Établissement du budget associé au gaz perdu

 

[26]          Gazifère établit annuellement le taux de gaz perdu sur la base d’une moyenne des cinq dernières années réelles, conformément à la décision D-2008-144[12] de la Régie.

 

[27]          Comme au moment de déposer la preuve au soutien du dossier tarifaire et d’établir le budget sur deux ans, seules les données des années t-7 à t-2 seront accessibles pour les années t et t+1, soit les années 2019 et 2020. Gazifère propose ainsi d’utiliser le même taux pour les deux années.

 

[28]          Le Distributeur demande donc à la Régie de lui permettre d’utiliser, pour les années 2019 et 2020, la moyenne des taux réels des années 2013 à 2017 pour déterminer le taux de gaz perdu à budgéter.

 


Intégration des soldes des comptes de frais reportés

 

[29]          Chaque année, Gazifère doit mettre à jour ses CFR pour l’établissement du revenu requis. Cette mise à jour porte sur les comptes différés réglementaires ainsi que sur le compte de stabilisation du coût du gaz naturel, le gaz perdu et les comptes associés aux programmes commerciaux.

 

[30]          Le Distributeur souligne que les comptes associés aux programmes commerciaux découlent de prévisions des ventes. Il ne voit pas d’inconvénient à prévoir des objectifs de participation à ces programmes sur deux ans.

 

[31]          Conséquemment, outre les CFR associés aux programmes commerciaux, Gazifère propose que tous les CFR fassent partie de la mise à jour pour fixer les tarifs de 2020.

 

Calcul des coûts associés aux charges de retraites et avantages postérieurs à l’emploi

 

[32]          Gazifère propose d’utiliser le coût des charges de retraites et des avantages postérieurs à l’emploi de 2019 (l’an 1) pour fixer les charges de retraites de 2020 (l’an 2). Tout écart entre le budget et le réel sera traité via le mode traditionnel du CFR prévu à cette fin.

 

Plan d’approvisionnement

 

[33]          Pour respecter son obligation de soumettre annuellement son plan d’approvisionnement en vertu du Règlement sur la teneur et la périodicité du plan d’approvisionnement, Gazifère déposera son plan d’approvisionnement sur quatre ans, de 2019 à 2022, au lieu de trois comme elle le fait actuellement.

 

[34]          Dans le cadre de la phase 4 de la Demande, Gazifère demandera à la Régie d’approuver son plan d’approvisionnement pour l’année 2019.

 

[35]          Pour ce qui est de l’année 2020, Gazifère déposera un plan d’approvisionnement de trois années, de 2020 à 2022, en juillet 2019 lors de la mise à jour pour fixer les tarifs de 2020. Dans la mesure où ce plan n’aura pas subi de variation importante par rapport à celui déposé en phase 4, Gazifère propose que la Régie prenne acte du fait qu’il n’y a pas de changement au plan d’approvisionnement déposé en 2019.

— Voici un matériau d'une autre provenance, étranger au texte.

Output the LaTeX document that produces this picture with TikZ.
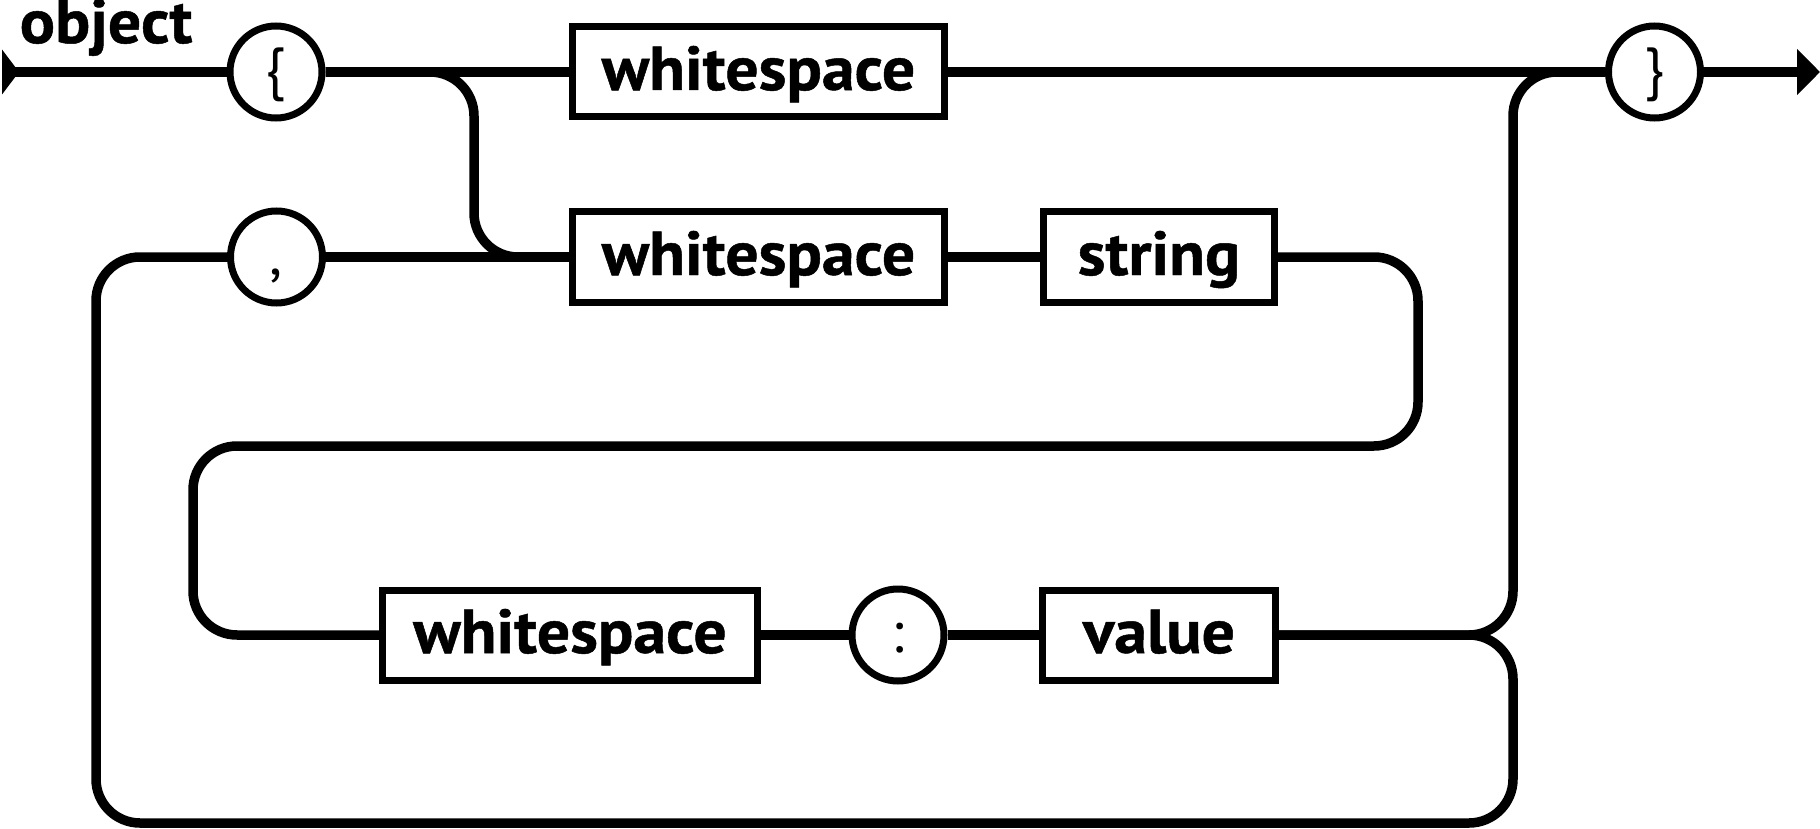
\documentclass[tikz,border=0pt]{standalone}
\usepackage{fontspec}
\setmainfont{PT Sans}
\newfontfamily\diagfont{PT Sans}[FakeStretch=1.06, BoldFeatures={FakeBold=0.8}]
\usetikzlibrary{arrows.meta}
\begin{document}
\begin{tikzpicture}[x=1pt,y=-1pt,
  line width=9.5pt,
  boxnode/.style={draw, line width=7pt, rectangle, minimum height=90pt, inner sep=0pt,
    font=\diagfont\fontsize{62}{64}\selectfont\bfseries, text height=49pt, text depth=13pt},
  termnode/.style={draw, line width=7pt, circle, minimum size=92pt, inner sep=0pt,
    font=\fontsize{58}{60}\selectfont, text height=46pt, text depth=12pt},
  rr/.style={rounded corners=44pt}
]
\useasboundingbox (0,0) rectangle (1820,829);
\node[termnode] (lb) at (276,72) {\{};
\node[boxnode, minimum width=372pt] (ws1) at (758.5,72) {whitespace};
\node[termnode] (rb) at (1654.5,72) {\}};
\node[termnode] (comma) at (276.5,257) {,};
\node[boxnode, minimum width=372pt] (ws2) at (758.5,257) {whitespace};
\node[boxnode, minimum width=231pt] (str) at (1159,257) {string};
\node[boxnode, minimum width=375pt] (ws3) at (570,635) {whitespace};
\node[termnode] (colon) at (898,635) {:};
\node[boxnode, minimum width=233pt] (val) at (1159,635) {value};
\node[anchor=base west, font=\diagfont\fontsize{62}{64}\selectfont\bfseries, inner sep=0pt] (title) at (15,43) {object};
\coordinate (start) at (2,72);
\coordinate (end) at (1820,72);

\fill (start) -- ++(0,-22.5) -- ++(17,22.5) -- ++(-17,22.5) -- cycle;
\draw (start) -- (lb.west);
\draw (lb) -- (ws1);
\draw[rr] (lb.east) -| (474,257) -- (ws2.west);
\draw (ws1) -- (rb);
\draw[-{Triangle[length=23pt,width=45pt]}] (rb) -- (end);
\draw (comma) -- (ws2);
\draw (ws2) -- (str);
\draw[rr] (str.east) -| (1418,446) -| (193,635) -- (ws3.west);
\draw (ws3) -- (colon);
\draw (colon) -- (val);
\draw[rr] (val.east) -| (1513,72) -- (rb.west);
\draw[rr] (val.east) -| (1513,823) -| (96,257) -- (comma.west);
\end{tikzpicture}
\end{document}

[36]          Par contre, si des variations importantes étaient intégrées, le Distributeur demanderait alors à la Régie d’approuver le nouveau plan d’approvisionnement 2020‑2022. Si tel était le cas, il proposerait un ajustement tenant compte de ce nouveau plan.

 

Mise à jour du revenu requis

 

[37]          Au plus tard à la fin du mois de juillet 2019, Gazifère soumettrait une preuve, dans le cadre de la phase de mise à jour du présent dossier, comprenant les ajustements de coûts nécessaires ainsi que le plan d’approvisionnement 2020-2022.

 

[38]          Ces ajustements seraient alors intégrés au coût de service tel que déterminé pour l’année tarifaire 2020, dans le cadre de la phase 4. De plus, Gazifère pourrait, si des variations suffisamment importantes ont lieu, faire approuver un plan d’approvisionnement révisé, incluant alors un ajustement des volumes projetés pour l’année 2020.

 

[39]          Gazifère évaluerait l’écart de revenu requis découlant :

 

          de la variation venant de la prévision des taux d’intérêt;

          de la variation des CFR;

          du nouveau plan d’approvisionnement, le cas échéant.

 

[40]          Gazifère propose que les stratégies tarifaires pour les années 2019 et 2020 soient définies dans le cadre de la phase 4 du dossier. De plus, comme l’ajustement tarifaire qui devra être effectué à la suite de la mise à jour du revenu requis de 2020 reste inconnu avant le dépôt de la preuve relative à cette phase et qu’il devrait être ténu, Gazifère propose que cet ajustement soit réparti de façon uniforme entre les tarifs. Les ajustements visant des corrections d’interfinancement, le cas échéant, auraient donc lieu uniquement dans le cadre de la détermination des stratégies tarifaires initiales pour l’année t et t+1, soit 2019 et 2020.

 

[41]          Gazifère demandera également l’approbation d’un taux unitaire lié au marché du carbone pour l’année tarifaire 2020.


Ajustement au niveau de l’allocation des coûts entre les activités réglementées et non réglementées

 

[42]          Gazifère souligne que la réorganisation qu’elle a effectuée en 2017 a provoqué un déplacement de ressources d’un service à l’autre et un changement de certaines responsabilités pour quelques services. Les changements apportés sont les suivants :

 

          Modification du service des Affaires réglementaires et des budgets, qui est devenu le service Affaires réglementaires, marché du carbone et efficacité énergétique. Le directeur est resté en place, mais les employés du service antérieur ont migré vers le service Administration. Le nouveau service se compose aujourd’hui de deux ressources dédiées aux affaires réglementaires, au marché du carbone et à l’efficacité énergétique.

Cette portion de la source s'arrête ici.